A Contradictory Girlhood
ISBN-10: 1580052940
ISBN-13: 9781580052948
280 pages
Paperback
$16.95 US
Published: October 2009

About the Book

Gringa is one of The ALA Rainbow Project's 2010 recommended GLBTQ titles for youth.

“You can’t grow up parented by two women. It’s unnatural.”

This is the rationale that tips the scales of justice in the 1970s, granting Melissa Hart’s father custody of his three young children. Hart tells an absorbing story of enforced separation from her mother and the comfort she takes in Latino culture as she attempts to establish her identity in two increasingly divergent worlds.

Set in Manhattan Beach and Oxnard, California—two backdrops as antithetical to one another as her parents—Hart’s coming-of-age memoir is a moving account of her struggle with the dichotomies of class, culture, and sexuality.

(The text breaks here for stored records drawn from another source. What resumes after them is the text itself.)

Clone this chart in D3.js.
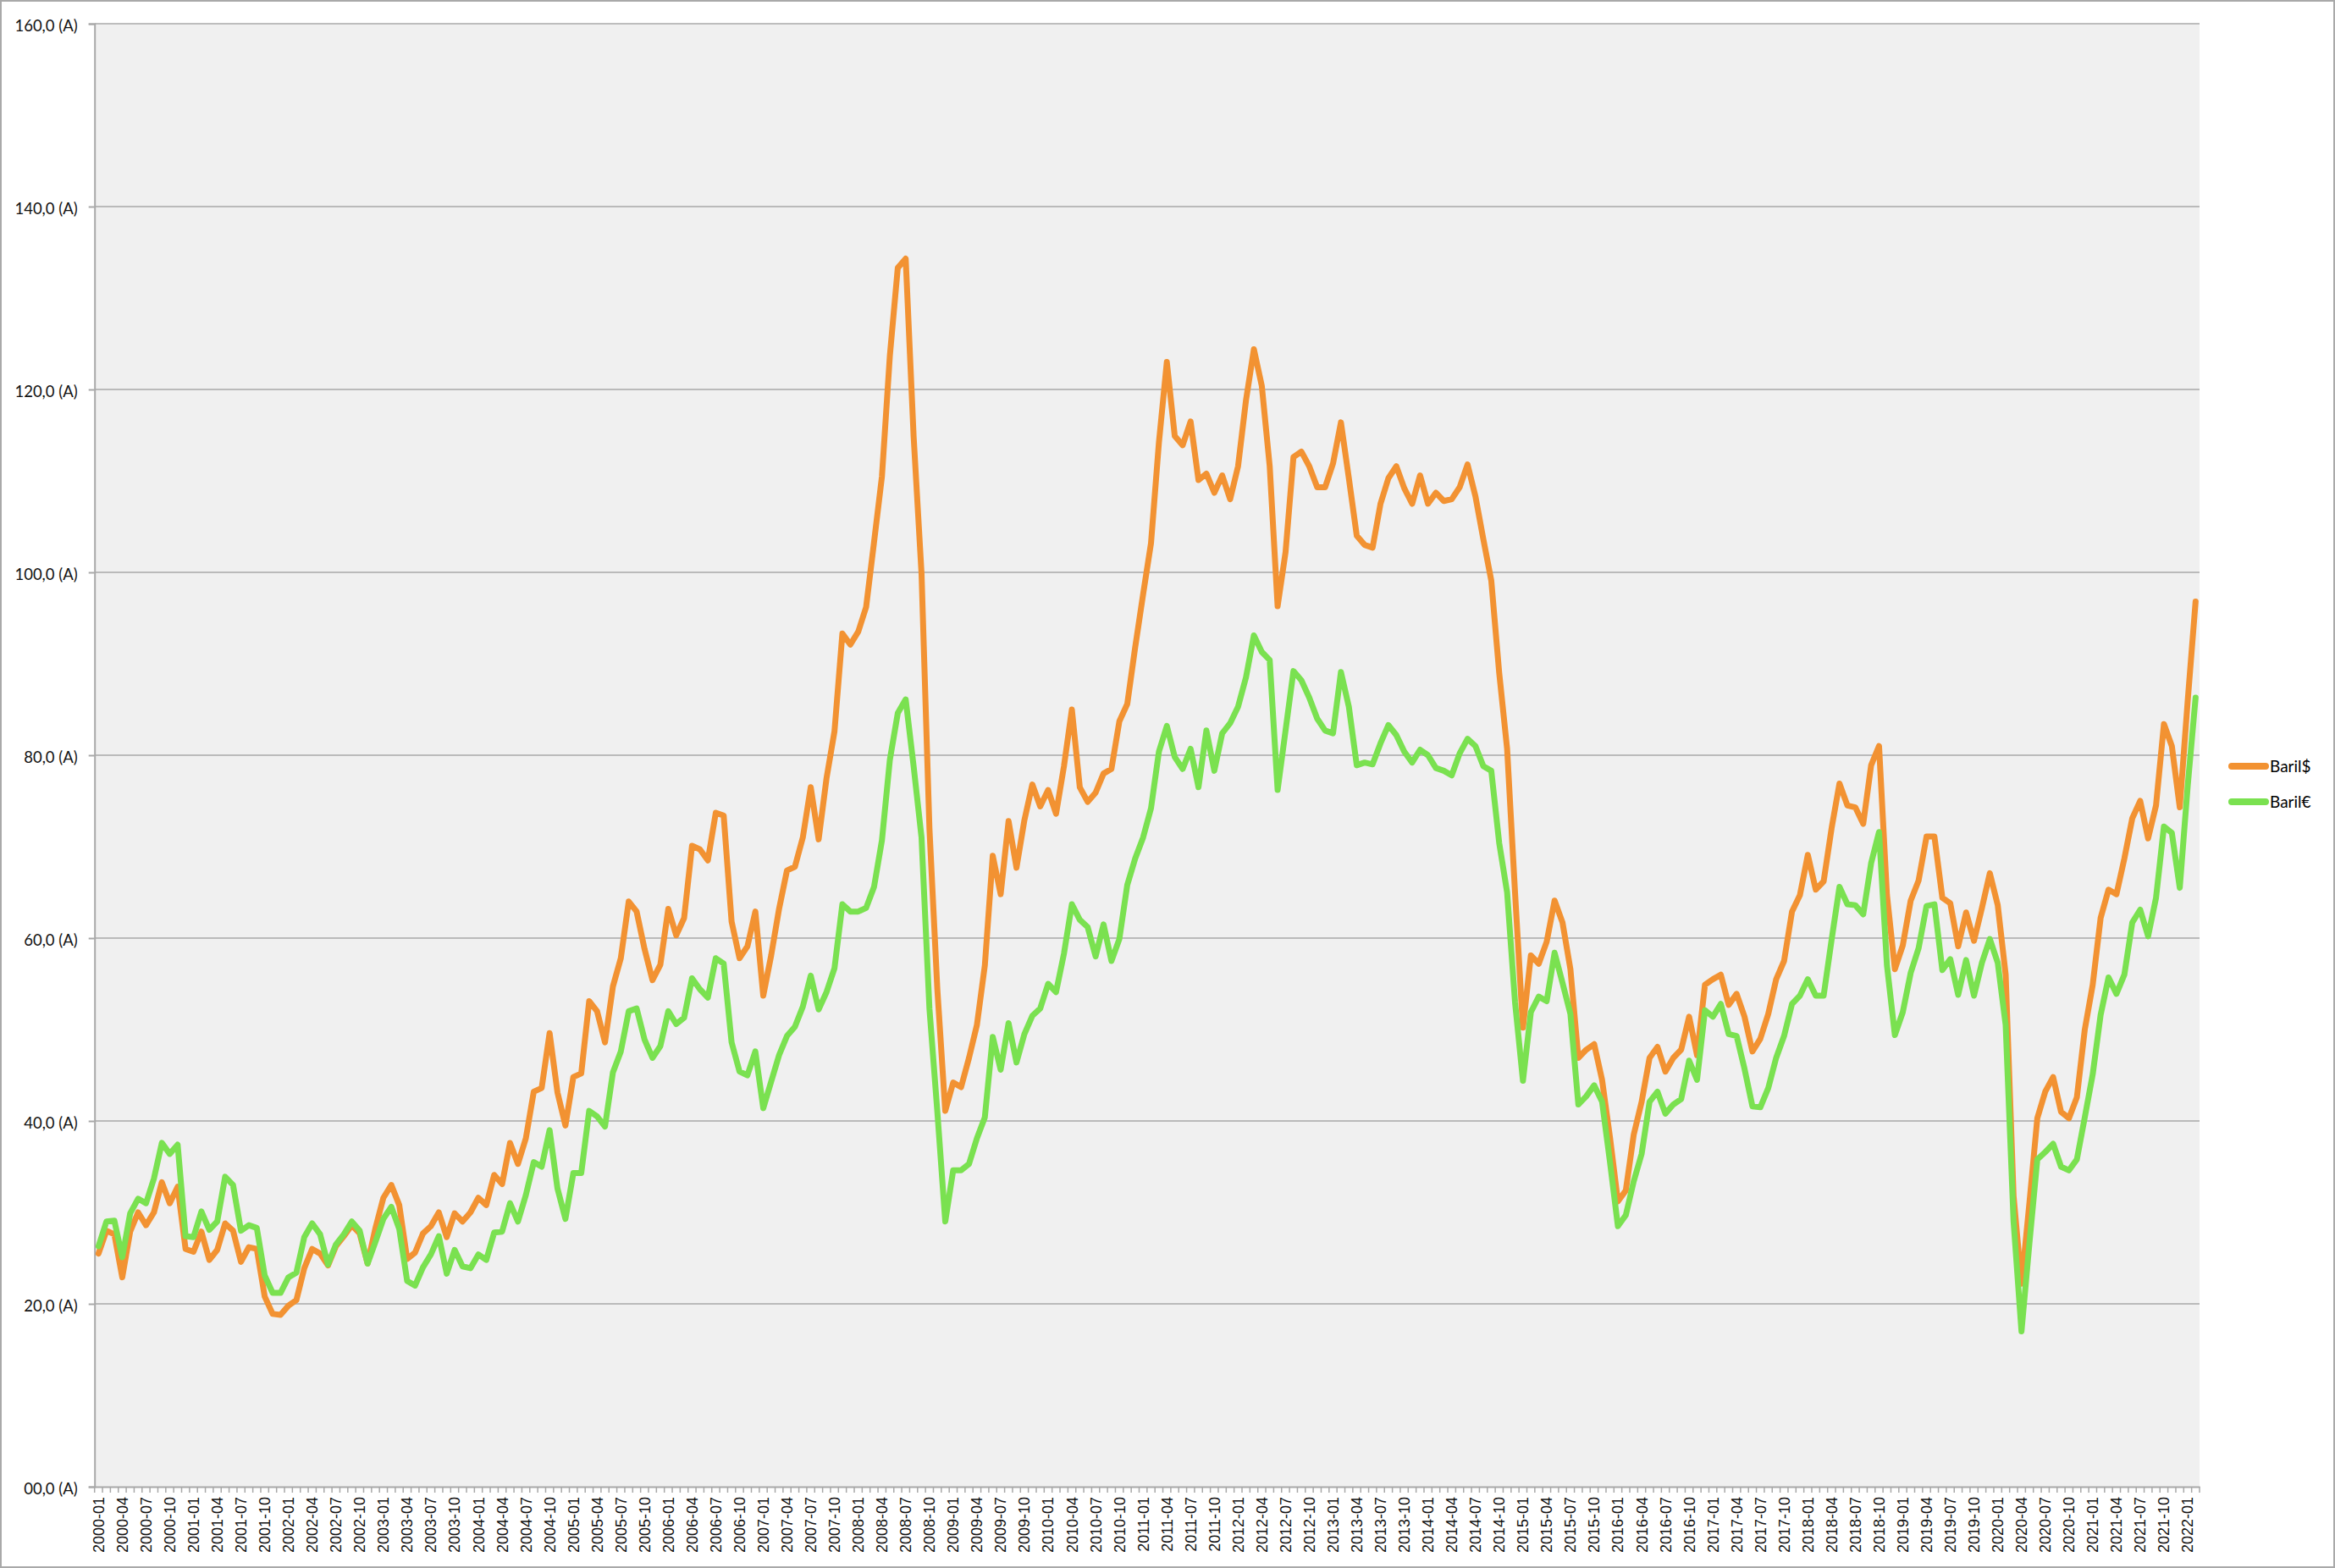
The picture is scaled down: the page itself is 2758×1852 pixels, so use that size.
<!DOCTYPE html>
<html>
<head>
<meta charset="utf-8">
<script src="https://cdn.jsdelivr.net/npm/d3@7"></script>
<style>
  html, body { margin: 0; padding: 0; background: #fff; }
  svg { display: block; }
</style>
</head>
<body>
<svg id="chart"></svg>
<script>
// monthly categories, 2000-01 .. 2022-02
var firstYear = 2000;
var monthCount = 266;
var months = [];
for (var k = 0; k < monthCount; k++) {
  var yy = firstYear + Math.floor(k / 12);
  var mm = (k % 12) + 1;
  months.push(yy + "-" + (mm < 10 ? "0" + mm : mm));
}

// Baril$ (orange)
var barilUsd = [
  25.5, 28.0, 27.6, 22.9, 27.9, 30.0, 28.6, 30.0, 33.3, 31.0, 32.8, 26.0,
  25.7, 27.9, 24.8, 25.9, 28.8, 28.0, 24.6, 26.2, 26.0, 20.8, 18.9, 18.8,
  19.8, 20.4, 23.9, 26.0, 25.5, 24.2, 26.3, 27.4, 28.6, 27.7, 24.4, 28.3,
  31.6, 33.0, 30.8, 24.9, 25.6, 27.7, 28.5, 30.0, 27.3, 29.9, 29.0, 30.0,
  31.6, 30.8, 34.1, 33.1, 37.6, 35.3, 38.1, 43.2, 43.6, 49.6, 43.1, 39.5,
  44.8, 45.2, 53.1, 52.0, 48.6, 54.7, 57.8, 64.0, 62.9, 58.8, 55.4, 57.1,
  63.2, 60.3, 62.2, 70.1, 69.7, 68.5, 73.7, 73.4, 61.8, 57.8, 59.1, 62.9,
  53.7, 58.1, 63.2, 67.4, 67.8, 71.0, 76.5, 70.8, 77.5, 82.6, 93.3, 92.1,
  93.5, 96.2, 103.3, 110.5, 123.7, 133.3, 134.3, 114.9, 99.9, 72.0, 54.4, 41.1,
  44.2, 43.7, 46.9, 50.5, 57.0, 69.0, 64.8, 72.8, 67.7, 72.9, 76.8, 74.4,
  76.2, 73.6, 78.8, 85.0, 76.5, 74.9, 75.9, 78.0, 78.5, 83.7, 85.6, 91.8,
  97.6, 103.2, 114.2, 123.0, 114.9, 113.9, 116.5, 110.1, 110.8, 108.7, 110.6, 108.0,
  111.6, 118.8, 124.4, 120.4, 111.6, 96.3, 102.2, 112.6, 113.2, 111.6, 109.3, 109.3,
  111.9, 116.4, 110.3, 104.0, 103.0, 102.7, 107.5, 110.3, 111.6, 109.2, 107.5, 110.6,
  107.5, 108.7, 107.8, 108.0, 109.3, 111.8, 108.3, 103.6, 99.1, 89.0, 80.7, 65.0,
  50.2, 58.1, 57.2, 59.6, 64.1, 61.7, 56.6, 46.9, 47.8, 48.4, 44.5, 38.2,
  31.2, 32.4, 38.5, 42.1, 46.9, 48.1, 45.4, 46.9, 47.8, 51.4, 47.2, 54.9,
  55.5, 56.0, 52.7, 53.9, 51.4, 47.6, 49.0, 51.7, 55.5, 57.5, 62.9, 64.7,
  69.1, 65.3, 66.2, 72.0, 76.9, 74.5, 74.3, 72.5, 78.9, 81.0, 64.7, 56.6,
  59.2, 64.1, 66.3, 71.1, 71.1, 64.4, 63.8, 59.1, 62.8, 59.7, 63.3, 67.1,
  63.6, 56.0, 31.8, 22.2, 31.0, 40.3, 43.2, 44.8, 41.0, 40.3, 42.6, 50.0,
  54.9, 62.2, 65.3, 64.8, 68.7, 73.1, 75.0, 70.9, 74.5, 83.4, 81.0, 74.3,
  85.9, 96.8
];

// Baril€ (green)
var barilEur = [
  26.3, 29.0, 29.1, 25.1, 29.9, 31.5, 31.0, 33.7, 37.6, 36.4, 37.4, 27.4,
  27.3, 30.1, 28.1, 29.0, 33.9, 33.0, 28.0, 28.6, 28.3, 23.1, 21.2, 21.2,
  22.9, 23.4, 27.3, 28.8, 27.6, 24.3, 26.5, 27.6, 29.0, 28.0, 24.4, 26.8,
  29.3, 30.6, 28.2, 22.5, 22.0, 24.0, 25.4, 27.4, 23.3, 25.9, 24.1, 23.9,
  25.4, 24.8, 27.8, 27.9, 31.0, 29.0, 31.9, 35.5, 35.0, 39.0, 32.6, 29.3,
  34.3, 34.3, 41.1, 40.5, 39.4, 45.3, 47.6, 52.0, 52.3, 48.9, 46.9, 48.2,
  52.0, 50.6, 51.3, 55.6, 54.4, 53.5, 57.8, 57.2, 48.6, 45.4, 45.0, 47.6,
  41.4, 44.3, 47.2, 49.3, 50.3, 52.5, 55.9, 52.2, 54.1, 56.7, 63.7, 62.9,
  62.9, 63.3, 65.6, 70.7, 79.5, 84.6, 86.1, 78.8, 71.0, 52.3, 41.0, 29.0,
  34.6, 34.6, 35.3, 38.1, 40.4, 49.2, 45.6, 50.7, 46.4, 49.5, 51.5, 52.3,
  55.0, 54.1, 58.3, 63.7, 62.0, 61.2, 58.0, 61.5, 57.5, 59.9, 65.8, 68.7,
  71.0, 74.2, 80.4, 83.2, 79.8, 78.5, 80.7, 76.5, 82.7, 78.3, 82.4, 83.5,
  85.3, 88.5, 93.1, 91.3, 90.4, 76.2, 82.7, 89.2, 88.2, 86.3, 84.0, 82.7,
  82.4, 89.1, 85.3, 78.9, 79.2, 79.0, 81.3, 83.3, 82.2, 80.4, 79.2, 80.6,
  80.0, 78.6, 78.3, 77.8, 80.2, 81.8, 81.0, 78.8, 78.3, 70.4, 65.0, 53.0,
  44.4, 51.9, 53.6, 53.1, 58.4, 55.1, 51.7, 41.8, 42.7, 43.9, 42.1, 35.5,
  28.5, 29.7, 33.4, 36.4, 42.1, 43.2, 40.8, 41.8, 42.4, 46.6, 44.5, 52.1,
  51.4, 52.8, 49.5, 49.3, 45.7, 41.6, 41.5, 43.6, 46.9, 49.3, 52.8, 53.7,
  55.5, 53.7, 53.7, 59.8, 65.6, 63.7, 63.6, 62.6, 68.2, 71.6, 57.0, 49.4,
  51.9, 56.2, 58.9, 63.5, 63.7, 56.5, 57.7, 53.8, 57.6, 53.7, 57.3, 59.9,
  57.3, 50.5, 29.0, 17.0, 26.6, 35.8, 36.6, 37.5, 35.0, 34.6, 35.8, 40.4,
  45.1, 51.6, 55.7, 53.9, 56.0, 61.7, 63.1, 60.2, 64.4, 72.2, 71.5, 65.5,
  76.6, 86.3
];

var seriesNames = ["Baril$", "Baril\u20ac"];
var seriesColors = ["#f29232", "#7ae150"];
var yTicks = [0, 20, 40, 60, 80, 100, 120, 140, 160];

var W = 2758, H = 1852;
var plot = { left: 111.7, right: 2598, top: 28, bottom: 1756 };

var svg = d3.select("#chart").attr("width", W).attr("height", H);

// outer frame
svg.append("rect")
  .attr("x", 1).attr("y", 1)
  .attr("width", W - 2).attr("height", H - 2)
  .attr("fill", "#fff")
  .attr("stroke", "#a9a9a9")
  .attr("stroke-width", 2);

var x = d3.scaleBand()
  .domain(months)
  .range([plot.left, plot.right])
  .padding(0);
var bw = x.bandwidth();

var y = d3.scaleLinear()
  .domain([0, 160])
  .range([plot.bottom, plot.top]);

svg.append("rect")
  .attr("x", plot.left).attr("y", plot.top)
  .attr("width", plot.right - plot.left)
  .attr("height", plot.bottom - plot.top)
  .attr("fill", "#f0f0f0");

// gridlines
svg.append("g")
  .selectAll("line")
  .data(yTicks.filter(function (d) { return d > 0; }))
  .join("line")
  .attr("x1", plot.left).attr("x2", plot.right)
  .attr("y1", function (d) { return y(d); })
  .attr("y2", function (d) { return y(d); })
  .attr("stroke", "#a8a8a8")
  .attr("stroke-width", 1.6);

function yFmt(v) {
  var s = String(Math.round(v));
  if (s.length < 2) s = "0" + s;
  return s + ",0 (A)";
}

var yAxis = svg.append("g")
  .attr("transform", "translate(" + plot.left + ",0)")
  .call(d3.axisLeft(y).tickValues(yTicks).tickSize(7).tickPadding(13).tickFormat(yFmt));
yAxis.select(".domain").attr("stroke", "#a8a8a8").attr("stroke-width", 2);
yAxis.selectAll(".tick line").attr("stroke", "#a8a8a8").attr("stroke-width", 2);
yAxis.selectAll(".tick text")
  .attr("fill", "#111")
  .style("font-family", "Lato, 'Open Sans', sans-serif")
  .style("font-size", "18.5px")
  .attr("dy", "0.45em");

// x axis: labels every 3rd month, small ticks at category boundaries
var labelMonths = months.filter(function (d, i) { return i % 3 === 0; });
var xAxis = svg.append("g")
  .attr("transform", "translate(0," + plot.bottom + ")")
  .call(d3.axisBottom(x).tickValues(labelMonths).tickSize(0));
xAxis.select(".domain").attr("stroke", "#a8a8a8").attr("stroke-width", 2);
xAxis.selectAll(".tick text")
  .attr("transform", "rotate(-90)")
  .attr("text-anchor", "end")
  .attr("x", -12)
  .attr("y", 0)
  .attr("dy", "0.36em")
  .attr("fill", "#111")
  .style("font-family", "'Liberation Sans', Arial, sans-serif")
  .style("font-size", "18px");

svg.append("g")
  .selectAll("line")
  .data(months.concat(["end"]))
  .join("line")
  .attr("x1", function (d) { return d === "end" ? plot.right : x(d); })
  .attr("x2", function (d) { return d === "end" ? plot.right : x(d); })
  .attr("y1", plot.bottom)
  .attr("y2", plot.bottom + 7)
  .attr("stroke", "#a8a8a8")
  .attr("stroke-width", 1.5);

// series lines
var series = [barilUsd, barilEur];
var line = d3.line()
  .x(function (d, i) { return x(months[i]) + bw / 2; })
  .y(function (d) { return y(d); });

svg.append("g")
  .selectAll("path")
  .data(series)
  .join("path")
  .attr("d", line)
  .attr("fill", "none")
  .attr("stroke", function (d, i) { return seriesColors[i]; })
  .attr("stroke-width", 7)
  .attr("stroke-linejoin", "round")
  .attr("stroke-linecap", "round");

// legend
var legend = svg.append("g")
  .selectAll("g")
  .data(seriesNames)
  .join("g")
  .attr("transform", function (d, i) { return "translate(2636," + (905 + i * 42) + ")"; });

legend.append("line")
  .attr("x1", 0).attr("x2", 40)
  .attr("stroke", function (d, i) { return seriesColors[i]; })
  .attr("stroke-width", 8)
  .attr("stroke-linecap", "round");

legend.append("text")
  .attr("x", 45)
  .attr("dy", "0.38em")
  .attr("fill", "#000")
  .style("font-family", "Lato, 'Open Sans', sans-serif")
  .style("font-size", "19px")
  .text(function (d) { return d; });
</script>
</body>
</html>
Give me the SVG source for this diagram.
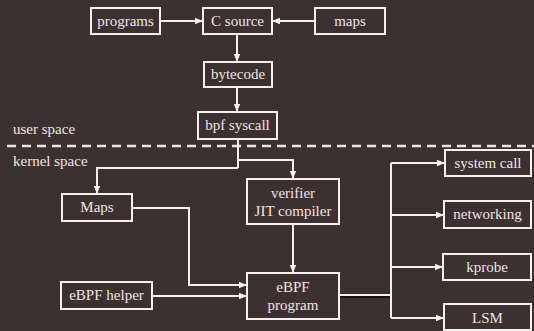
<svg xmlns="http://www.w3.org/2000/svg" width="534" height="331" viewBox="0 0 534 331">
  <defs>
    <marker id="arrow" viewBox="0 0 8 8" refX="8" refY="4" markerWidth="8" markerHeight="8" markerUnits="userSpaceOnUse" orient="auto">
      <path d="M0,0.8 L8,4 L0,7.2 Z" fill="#f4f1ef"/>
    </marker>
    <style>
      .box { fill: none; stroke: #f4f1ef; stroke-width: 2; }
      text { font-family: 'Liberation Serif', 'DejaVu Serif', serif; font-size: 15px; fill: #ebe6e4; }
      .lbl { text-anchor: middle; }
      .wire { fill: none; stroke: #f4f1ef; stroke-width: 2; }
      .arr { marker-end: url(#arrow); }
    </style>
  </defs>

  <rect width="534" height="331" fill="#3d3031"/>

  <!-- user / kernel boundary -->
  <line x1="7" y1="146" x2="534" y2="146" stroke="#ebe6e4" stroke-width="2.5" stroke-dasharray="9 6"/>
  <text x="13" y="134">user space</text>
  <text x="13" y="166">kernel space</text>

  <!-- connectors -->
  <g id="connectors">
    <path class="wire arr" d="M160,21 H203"/>
    <path class="wire arr" d="M315,21 H272"/>
    <path class="wire arr" d="M237,34 V62"/>
    <path class="wire arr" d="M237,87 V112"/>
    <path class="wire" d="M238,139 V168"/>
    <path class="wire arr" d="M238,160 H293 V179"/>
    <path class="wire arr" d="M238,168 H97 V194"/>
    <path class="wire arr" d="M132,208 H189 V285 H247"/>
    <path class="wire arr" d="M152,296 H247"/>
    <path class="wire arr" d="M293,224 V273"/>
    <path d="M339,297 H391" fill="none" stroke="#1a1213" stroke-width="2"/>
    <path class="wire" d="M339,295 H391"/>
    <path class="wire" d="M391,163 V318"/>
    <path class="wire arr" d="M391,163 H445"/>
    <path class="wire arr" d="M391,215 H444"/>
    <path class="wire arr" d="M391,267 H443"/>
    <path class="wire arr" d="M391,318 H444"/>
  </g>

  <!-- nodes -->
  <g id="programs">
    <rect class="box" x="91" y="8" width="69" height="26"/>
    <text class="lbl" x="125.5" y="26">programs</text>
  </g>
  <g id="c-source">
    <rect class="box" x="203" y="8" width="69" height="26"/>
    <text class="lbl" x="237.5" y="26">C source</text>
  </g>
  <g id="maps">
    <rect class="box" x="315" y="8" width="70" height="26"/>
    <text class="lbl" x="350" y="26">maps</text>
  </g>
  <g id="bytecode">
    <rect class="box" x="204" y="62" width="68" height="25"/>
    <text class="lbl" x="238" y="79">bytecode</text>
  </g>
  <g id="bpf-syscall">
    <rect class="box" x="198" y="112" width="79" height="27"/>
    <text class="lbl" x="237.5" y="130">bpf syscall</text>
  </g>
  <g id="kernel-maps">
    <rect class="box" x="62" y="194" width="70" height="27"/>
    <text class="lbl" x="97" y="212">Maps</text>
  </g>
  <g id="verifier">
    <rect class="box" x="247" y="179" width="92" height="45"/>
    <text class="lbl" x="293" y="198">verifier</text>
    <text class="lbl" x="293" y="216">JIT compiler</text>
  </g>
  <g id="ebpf-helper">
    <rect class="box" x="61" y="282" width="91" height="27"/>
    <text class="lbl" x="106.5" y="300">eBPF helper</text>
  </g>
  <g id="ebpf-program">
    <rect class="box" x="247" y="273" width="92" height="46"/>
    <text class="lbl" x="293" y="292">eBPF</text>
    <text class="lbl" x="293" y="310">program</text>
  </g>
  <g id="system-call">
    <rect class="box" x="445" y="150" width="86" height="26"/>
    <text class="lbl" x="488" y="168">system call</text>
  </g>
  <g id="networking">
    <rect class="box" x="444" y="201" width="87" height="27"/>
    <text class="lbl" x="487.5" y="219">networking</text>
  </g>
  <g id="kprobe">
    <rect class="box" x="443" y="254" width="88" height="26"/>
    <text class="lbl" x="487" y="272">kprobe</text>
  </g>
  <g id="lsm">
    <rect class="box" x="444" y="304" width="87" height="26"/>
    <text class="lbl" x="487.5" y="323">LSM</text>
  </g>
</svg>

Gringa is one of The ALA Rainbow Project's 2010 recommended GLBTQ titles for youth.

Reviews

“In her refreshingly honest memoir, Hart lets us in on the desires, aspirations, and vulnerabilities of growing up as a queerspawn who’s straight and forcibly separated from her lesbian mom. Her courageous and engaging prose made me laugh, cry and, at times, empathically cringe. A wonderful story from a brave and endearing soul!”
—Rachel Epstein, editor of Who's Your Daddy? And Other Writings on Queer Parenting; coordinator, LGBTQ Parenting Network, Sherbourne Health Centre, Toronto

“In this age of identity, Gringa is a truly timely book. As a middle-class WASP child of divorce whose lesbian mother relocates to a Latino neighborhood, Hart longs for a ‘discernable culture’ of her own. But the truth is, she has one. It is complex and confusing—made of seemingly disparate traditions—but ultimately far more interesting than any of the individual elements that comprise it. This is a compelling story, lyrically written, from the new America.”
—Sue William Silverman, author, Fearless Confessions: A Writer's Guide to Memoir
About Melissa Hart
Melissa Hart teaches journalism at the University of Oregon and memoir writing for UC Berkeley’s online extension program. Her essays have appeared in The Washington Post, Los Angeles Times, The Advocate, Fourth Genre, and High Country News. Hart is a contributing editor to The Writer Magazine. She lives in Oregon with her husband, photographer Jonathan B. Smith, and their daughter, Maia.